How to Mix & Knead Homemade Bread
- 1). Measure out the ingredients. Measuring the ingredients by weight instead of volume allows for amounts that are more accurate.
- 2). Heat the water slightly, until it's about 100 degrees F. This will ensure that the yeast will be correctly activated.
- 3). Add the sugar and salt to the water. Stir gently with a spoon to make sure both ingredients have completely dissolved into the water.
- 4). Pour the yeast into a small bowl. Add a small amount of your water, sugar, and salt mixture, and stir the new mixture into a paste.
- 5). Add the yeast mixture to the rest of the water. Stir so the yeast dissolves into the water mixture.
- 6). Put the flour into a large mixing bowl.
- 7). Stir small amounts of the water mixture into the flour. You can stir the wet and dry ingredients with a spoon, but your hand is often the best tool for the job. Continue adding water -- up to 24 oz. -- until the dough forms into a workable mass. It should hold its shape, and not be so wet that it runs, nor so dry that it does not come together. Don't feel that you have to use all of the water in the bowl. Different baking and humidity conditions will change the amount of water you need to use every time you bake.
- 8). Sprinkle a counter top or another kneading surface with a light dusting of flour. Also, dust your hands with flour.

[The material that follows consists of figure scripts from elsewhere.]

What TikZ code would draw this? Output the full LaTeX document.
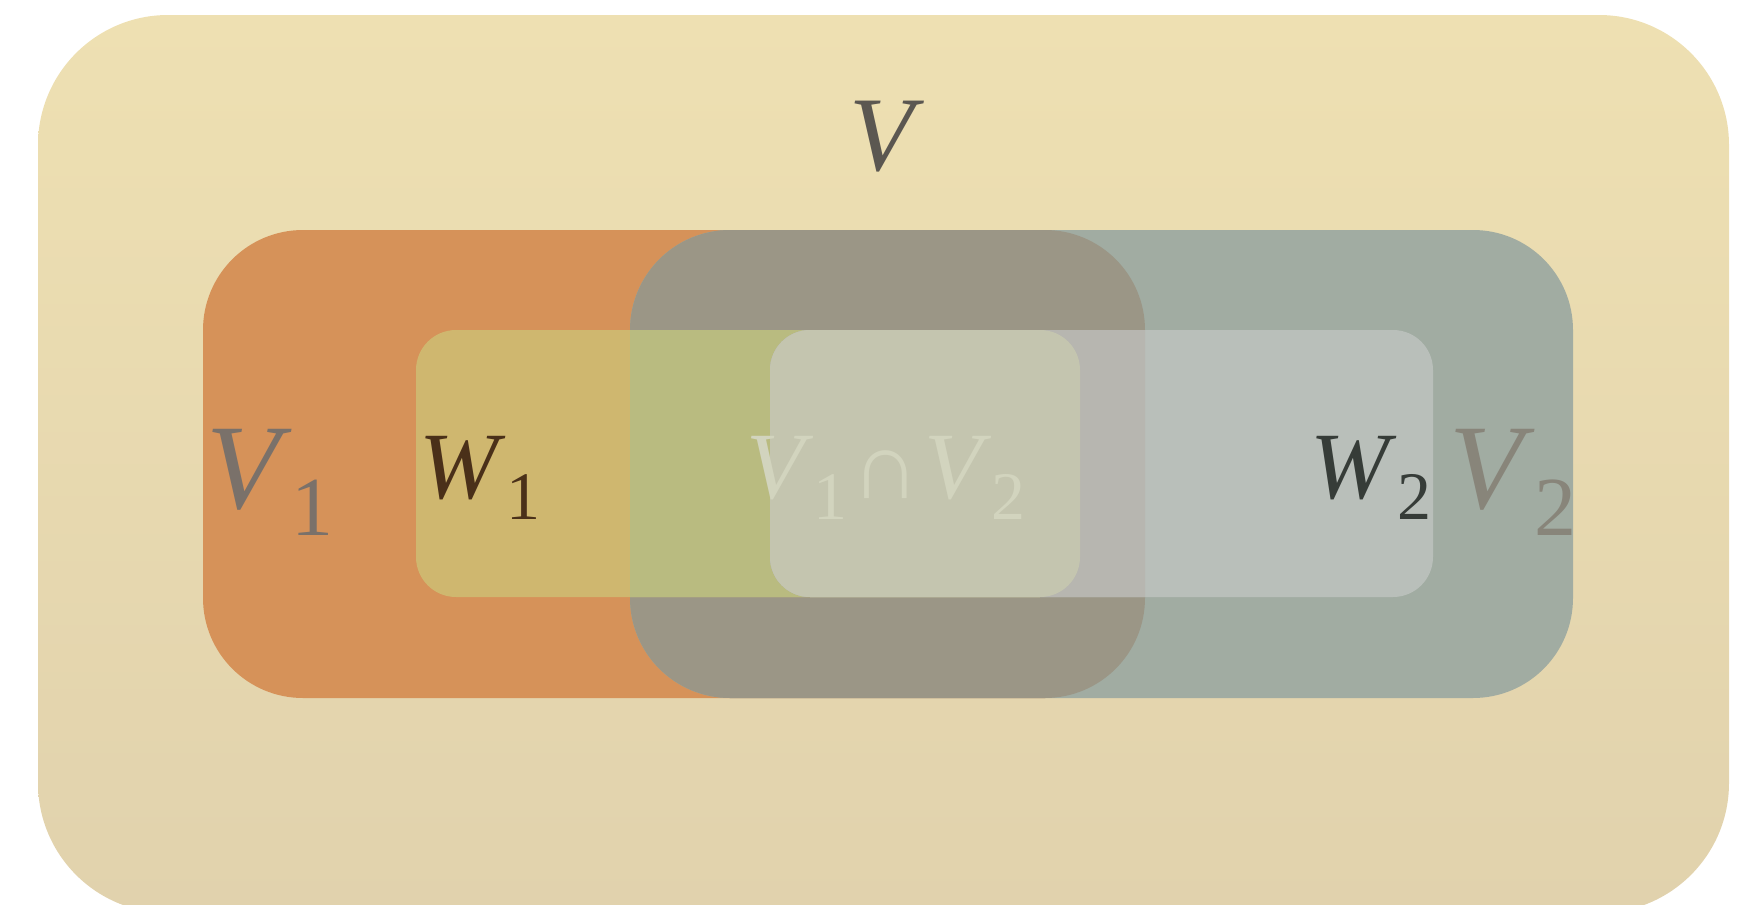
\documentclass[tikz,border=0pt]{standalone}
\usepackage{fontspec}
\setmainfont{Liberation Serif}

\definecolor{spacetop}{HTML}{EEE0B2}
\definecolor{spacebot}{HTML}{E1D2AD}
\definecolor{vone}{HTML}{D69259}
\definecolor{vtwo}{HTML}{A1ACA2}
\definecolor{vboth}{HTML}{9B9686}
\definecolor{wone}{HTML}{CFB76F}
\definecolor{wonevtwo}{HTML}{B9BB80}
\definecolor{wtwo}{HTML}{B9BFBA}
\definecolor{wtwovone}{HTML}{B7B6B0}
\definecolor{wboth}{HTML}{C4C5AF}

\newcommand{\sublbl}[4]{{\fontsize{#3}{#3}\selectfont\textit{#1}\raisebox{-0.23em}{\fontsize{#4}{#4}\selectfont #2}}}

\begin{document}
\begin{tikzpicture}[x=0.5pt,y=-0.5pt]
                        \useasboundingbox (0,0) rectangle (1742,905);
                        \shade[top color=spacetop,bottom color=spacebot,rounded corners=65pt] (38,15) rectangle (1729,913);

                        \fill[vone,rounded corners=50pt] (203,230) rectangle (1145,698);
                        \fill[vtwo,rounded corners=50pt] (630,230) rectangle (1573,698);
                        \begin{scope}
                            \clip[rounded corners=50pt] (203,230) rectangle (1145,698);
                            \fill[vboth,rounded corners=50pt] (630,230) rectangle (1573,698);
                        \end{scope}

                        \fill[wone,rounded corners=20pt] (416,330) rectangle (1080,597);
                        \begin{scope}
                            \clip[rounded corners=20pt] (416,330) rectangle (1080,597);
                            \fill[wonevtwo,rounded corners=50pt] (630,230) rectangle (1573,698);
                        \end{scope}
                        \fill[wtwo,rounded corners=20pt] (770,330) rectangle (1433,597);
                        \begin{scope}
                            \clip[rounded corners=20pt] (770,330) rectangle (1433,597);
                            \fill[wtwovone,rounded corners=50pt] (203,230) rectangle (1145,698);
                            \fill[wboth,rounded corners=20pt] (416,330) rectangle (1080,597);
                        \end{scope}

                        \node[inner sep=0,anchor=base,text={rgb,255:red,91;green,87;blue,81}] (space) at (887,170) {\fontsize{53}{53}\selectfont\textit{V}};
                        \node[inner sep=0,anchor=base,text={rgb,255:red,122;green,113;blue,106}] (vonelbl) at (270,508) {\sublbl{V}{1}{60.5}{42}};
                        \node[inner sep=0,anchor=base,text={rgb,255:red,74;green,48;blue,25}] (wonelbl) at (480,498) {\sublbl{W}{1}{47.5}{34}};
                        \node[inner sep=0,anchor=base,text={rgb,255:red,210;green,212;blue,190}] (caplbl) at (886,498) {\sublbl{V}{1}{47.5}{34}\hspace{0.22em}{\fontsize{47.5}{48}\selectfont ∩}\hspace{0.22em}\sublbl{V}{2}{47.5}{34}};
                        \node[inner sep=0,anchor=base,text={rgb,255:red,54;green,60;blue,56}] (wtwolbl) at (1371,498) {\sublbl{W}{2}{47.5}{34}};
                        \node[inner sep=0,anchor=base,text={rgb,255:red,136;green,133;blue,122}] (vtwolbl) at (1513,508) {\sublbl{V}{2}{60.5}{42}};
                    \end{tikzpicture}
\end{document}
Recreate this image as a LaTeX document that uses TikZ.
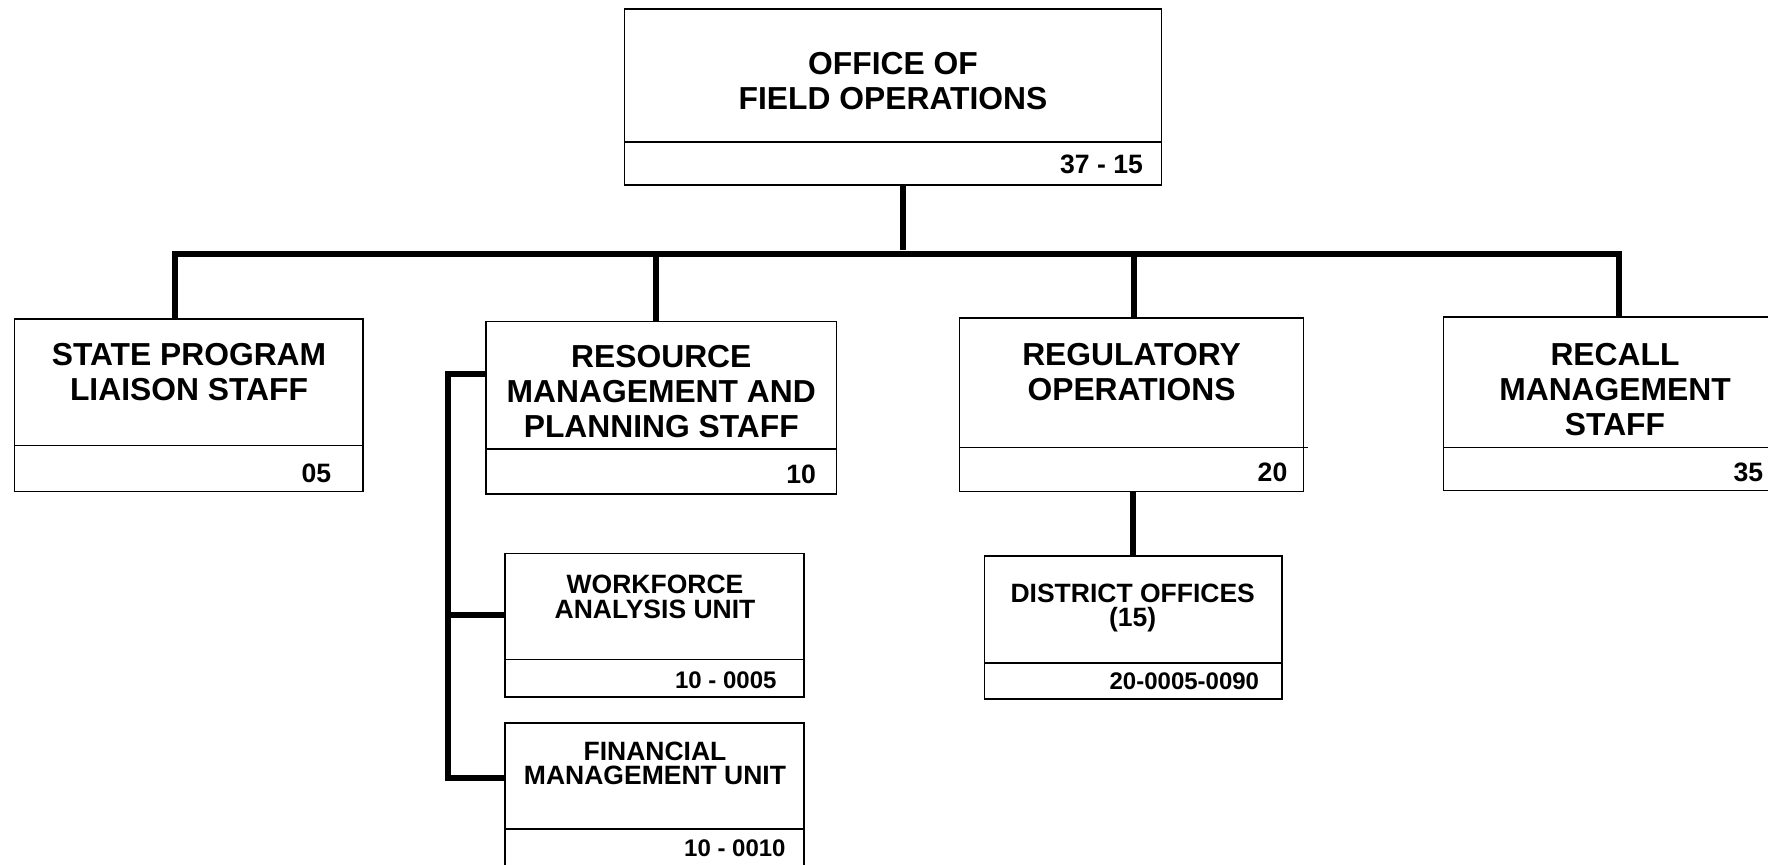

- 9). Move the dough onto the kneading surface. Knead the bread by pushing the dough away from you with the heels of your hands, then folding the farthest edge of the dough back towards you. Turn the dough and repeat the pushing and folding. Continue turning so as to knead evenly. Knead the bread for about 10 minutes.
- 10
Move the kneaded dough back into the mixing bowl. Cover the bowl with a tea towel, and place it in a warm area, such as near the oven. Allow the bread to rise for two hours. - 11
Grease two baking pans, using butter or a non-stick cooking spray. - 12
Take the dough out of the bowl and knead it again for another five minutes or so. - 13
Divide the dough in half, and place one half in each tin. - 14
Move the tins back to the warm area in your kitchen and let them rise for about another half hour. - 15
Bake the bread in a 450 degree F oven for 40 minutes, until the bread is browned on the top.